» **Record set**
+--

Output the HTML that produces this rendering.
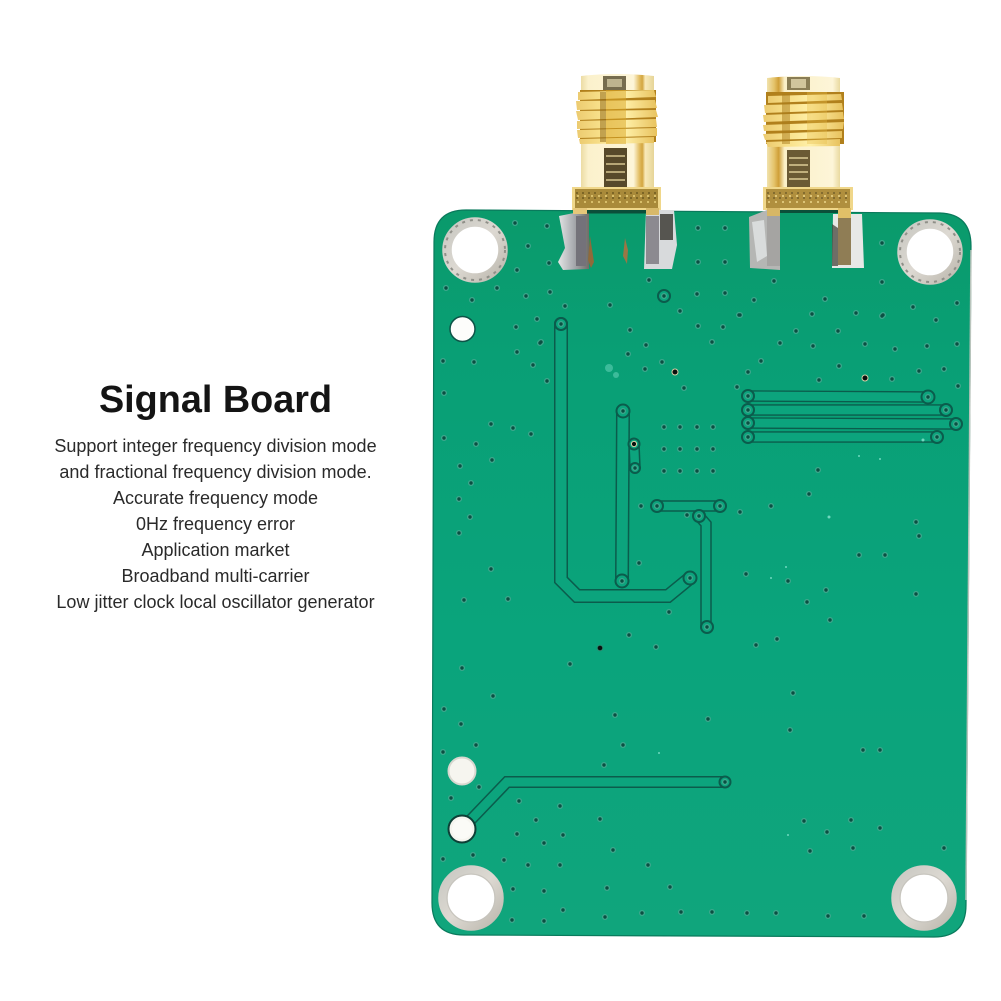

+--

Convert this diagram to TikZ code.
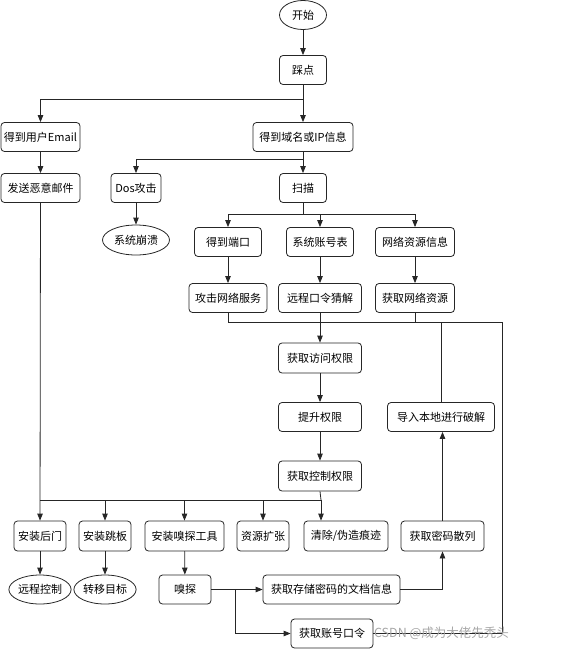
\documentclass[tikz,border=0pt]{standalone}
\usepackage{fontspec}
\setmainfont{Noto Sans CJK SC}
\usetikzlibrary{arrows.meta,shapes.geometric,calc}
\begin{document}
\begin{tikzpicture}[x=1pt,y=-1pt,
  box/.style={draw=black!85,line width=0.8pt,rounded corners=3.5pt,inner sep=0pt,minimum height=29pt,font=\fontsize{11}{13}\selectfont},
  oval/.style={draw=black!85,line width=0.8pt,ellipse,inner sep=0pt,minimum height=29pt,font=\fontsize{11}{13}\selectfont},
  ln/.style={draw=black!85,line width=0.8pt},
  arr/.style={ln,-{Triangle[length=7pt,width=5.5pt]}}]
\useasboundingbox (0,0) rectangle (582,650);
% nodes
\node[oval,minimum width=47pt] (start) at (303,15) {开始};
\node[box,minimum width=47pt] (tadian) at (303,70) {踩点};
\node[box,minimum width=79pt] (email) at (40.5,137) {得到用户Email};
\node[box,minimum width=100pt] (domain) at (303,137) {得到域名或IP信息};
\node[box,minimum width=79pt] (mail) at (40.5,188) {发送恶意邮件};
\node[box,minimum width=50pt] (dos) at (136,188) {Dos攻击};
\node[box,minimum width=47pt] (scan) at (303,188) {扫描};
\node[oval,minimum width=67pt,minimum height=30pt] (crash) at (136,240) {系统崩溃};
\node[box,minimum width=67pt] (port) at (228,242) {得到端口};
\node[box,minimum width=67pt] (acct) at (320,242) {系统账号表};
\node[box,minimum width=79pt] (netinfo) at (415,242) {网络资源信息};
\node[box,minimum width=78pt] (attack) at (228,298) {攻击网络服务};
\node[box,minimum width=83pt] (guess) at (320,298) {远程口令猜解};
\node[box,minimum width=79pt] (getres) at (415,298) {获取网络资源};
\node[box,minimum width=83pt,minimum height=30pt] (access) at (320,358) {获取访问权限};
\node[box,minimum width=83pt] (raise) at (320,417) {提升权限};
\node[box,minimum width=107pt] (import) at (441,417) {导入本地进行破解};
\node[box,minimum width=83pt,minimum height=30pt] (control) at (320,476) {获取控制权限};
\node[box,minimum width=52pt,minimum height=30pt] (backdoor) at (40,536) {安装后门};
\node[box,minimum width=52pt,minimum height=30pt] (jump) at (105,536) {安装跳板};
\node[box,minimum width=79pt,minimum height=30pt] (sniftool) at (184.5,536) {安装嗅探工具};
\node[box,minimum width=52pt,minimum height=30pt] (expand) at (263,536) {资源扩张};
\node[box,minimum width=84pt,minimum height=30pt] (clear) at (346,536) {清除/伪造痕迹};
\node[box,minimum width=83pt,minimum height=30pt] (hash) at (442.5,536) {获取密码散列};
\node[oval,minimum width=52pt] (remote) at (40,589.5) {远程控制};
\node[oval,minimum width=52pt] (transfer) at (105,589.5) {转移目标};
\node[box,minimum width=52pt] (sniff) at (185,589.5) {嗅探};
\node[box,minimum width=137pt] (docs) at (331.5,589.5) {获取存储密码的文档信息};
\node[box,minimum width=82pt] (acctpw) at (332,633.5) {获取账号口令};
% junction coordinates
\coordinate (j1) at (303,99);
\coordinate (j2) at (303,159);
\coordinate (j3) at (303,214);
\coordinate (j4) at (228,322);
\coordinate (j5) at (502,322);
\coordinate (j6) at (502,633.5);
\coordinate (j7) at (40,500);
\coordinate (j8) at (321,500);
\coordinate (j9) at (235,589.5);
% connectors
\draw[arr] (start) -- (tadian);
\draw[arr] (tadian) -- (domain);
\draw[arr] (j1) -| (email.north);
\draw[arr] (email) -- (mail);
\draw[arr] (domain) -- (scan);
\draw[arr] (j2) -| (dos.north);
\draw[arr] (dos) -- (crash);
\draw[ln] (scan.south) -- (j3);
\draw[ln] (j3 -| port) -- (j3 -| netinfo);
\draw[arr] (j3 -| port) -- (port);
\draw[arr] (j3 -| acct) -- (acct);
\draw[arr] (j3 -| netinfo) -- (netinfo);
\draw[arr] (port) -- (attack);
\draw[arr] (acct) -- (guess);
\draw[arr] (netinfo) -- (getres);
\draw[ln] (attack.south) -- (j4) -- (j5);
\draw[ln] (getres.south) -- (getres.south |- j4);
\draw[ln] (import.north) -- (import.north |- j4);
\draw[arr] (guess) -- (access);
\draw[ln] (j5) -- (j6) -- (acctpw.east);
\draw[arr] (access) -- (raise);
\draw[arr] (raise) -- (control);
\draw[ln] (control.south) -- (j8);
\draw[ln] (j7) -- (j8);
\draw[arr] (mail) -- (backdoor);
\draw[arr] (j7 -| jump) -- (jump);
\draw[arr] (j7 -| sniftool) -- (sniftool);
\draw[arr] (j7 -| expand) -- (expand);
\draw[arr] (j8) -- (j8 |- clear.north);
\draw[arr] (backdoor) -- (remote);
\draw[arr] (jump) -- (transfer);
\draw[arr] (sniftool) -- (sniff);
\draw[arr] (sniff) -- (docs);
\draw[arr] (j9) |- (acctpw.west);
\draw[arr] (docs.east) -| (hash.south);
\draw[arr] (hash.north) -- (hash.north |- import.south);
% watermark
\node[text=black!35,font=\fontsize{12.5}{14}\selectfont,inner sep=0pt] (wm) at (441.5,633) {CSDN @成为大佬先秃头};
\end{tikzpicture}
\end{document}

+--

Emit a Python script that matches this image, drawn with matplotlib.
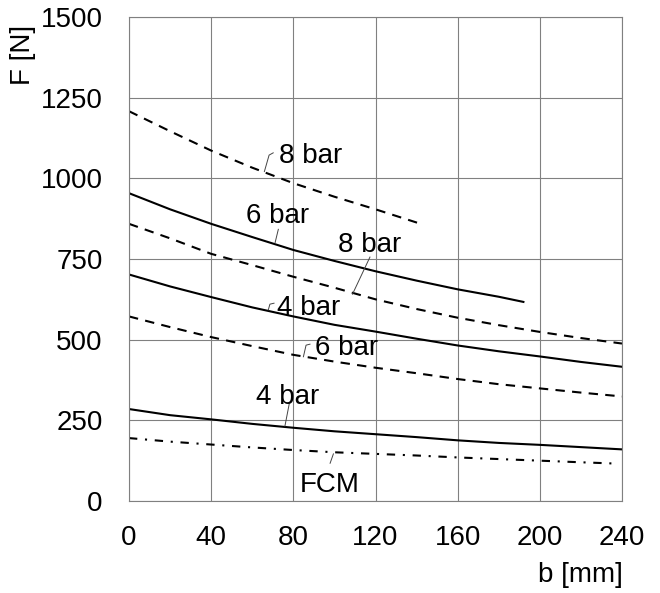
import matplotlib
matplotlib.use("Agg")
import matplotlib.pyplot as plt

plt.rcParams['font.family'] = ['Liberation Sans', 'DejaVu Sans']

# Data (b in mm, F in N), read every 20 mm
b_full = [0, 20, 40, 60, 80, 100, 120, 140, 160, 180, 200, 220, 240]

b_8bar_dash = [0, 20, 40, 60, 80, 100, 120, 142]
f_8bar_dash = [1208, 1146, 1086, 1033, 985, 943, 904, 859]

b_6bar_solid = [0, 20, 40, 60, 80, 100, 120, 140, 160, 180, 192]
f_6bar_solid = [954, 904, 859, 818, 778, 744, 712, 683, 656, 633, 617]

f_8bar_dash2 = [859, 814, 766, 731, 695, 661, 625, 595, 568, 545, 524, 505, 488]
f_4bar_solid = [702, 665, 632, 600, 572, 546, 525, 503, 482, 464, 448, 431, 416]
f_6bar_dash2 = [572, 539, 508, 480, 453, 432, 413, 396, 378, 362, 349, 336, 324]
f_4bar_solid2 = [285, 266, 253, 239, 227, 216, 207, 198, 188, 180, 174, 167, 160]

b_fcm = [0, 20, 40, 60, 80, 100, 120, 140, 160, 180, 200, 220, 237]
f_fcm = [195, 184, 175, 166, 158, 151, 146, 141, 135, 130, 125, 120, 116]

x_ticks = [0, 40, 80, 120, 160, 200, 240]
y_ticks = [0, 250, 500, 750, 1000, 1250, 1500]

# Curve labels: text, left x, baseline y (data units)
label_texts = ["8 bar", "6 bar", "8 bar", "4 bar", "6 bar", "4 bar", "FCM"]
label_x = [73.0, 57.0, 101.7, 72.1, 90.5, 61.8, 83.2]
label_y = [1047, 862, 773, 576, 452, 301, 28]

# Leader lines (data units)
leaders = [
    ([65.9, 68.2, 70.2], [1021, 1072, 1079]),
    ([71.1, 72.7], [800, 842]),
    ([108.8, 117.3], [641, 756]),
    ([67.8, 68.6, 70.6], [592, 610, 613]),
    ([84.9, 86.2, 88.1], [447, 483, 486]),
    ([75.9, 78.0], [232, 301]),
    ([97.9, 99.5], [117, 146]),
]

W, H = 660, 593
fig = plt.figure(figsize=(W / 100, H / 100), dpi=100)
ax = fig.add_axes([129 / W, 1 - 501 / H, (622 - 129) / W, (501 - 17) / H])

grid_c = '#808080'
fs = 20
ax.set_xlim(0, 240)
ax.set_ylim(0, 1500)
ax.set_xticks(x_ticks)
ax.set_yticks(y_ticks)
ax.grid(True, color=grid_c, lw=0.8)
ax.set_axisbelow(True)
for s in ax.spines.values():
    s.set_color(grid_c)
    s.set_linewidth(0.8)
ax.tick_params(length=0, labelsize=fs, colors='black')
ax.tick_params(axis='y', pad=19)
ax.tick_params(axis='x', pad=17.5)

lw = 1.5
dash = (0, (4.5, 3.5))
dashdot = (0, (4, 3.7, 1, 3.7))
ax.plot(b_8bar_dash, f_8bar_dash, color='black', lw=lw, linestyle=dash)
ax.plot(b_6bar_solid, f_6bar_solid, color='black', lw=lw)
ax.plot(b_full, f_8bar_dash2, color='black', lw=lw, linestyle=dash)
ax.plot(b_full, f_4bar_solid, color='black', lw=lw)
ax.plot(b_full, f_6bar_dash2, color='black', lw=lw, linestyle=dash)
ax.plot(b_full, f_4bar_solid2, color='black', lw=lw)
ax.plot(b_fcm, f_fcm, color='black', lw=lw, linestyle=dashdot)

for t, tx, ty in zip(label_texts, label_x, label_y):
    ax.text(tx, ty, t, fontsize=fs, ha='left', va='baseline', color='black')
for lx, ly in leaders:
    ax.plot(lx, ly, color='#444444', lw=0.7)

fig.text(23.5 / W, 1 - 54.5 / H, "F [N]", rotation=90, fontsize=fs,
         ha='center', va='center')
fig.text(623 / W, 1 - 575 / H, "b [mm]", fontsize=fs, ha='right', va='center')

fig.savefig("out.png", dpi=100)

+--

» **Your goal**
From the entries, copy out each line containing the word "that".

» **Task output**
Output the HTML that produces this rendering.
Emit a Python script that matches this image, drawn with matplotlib.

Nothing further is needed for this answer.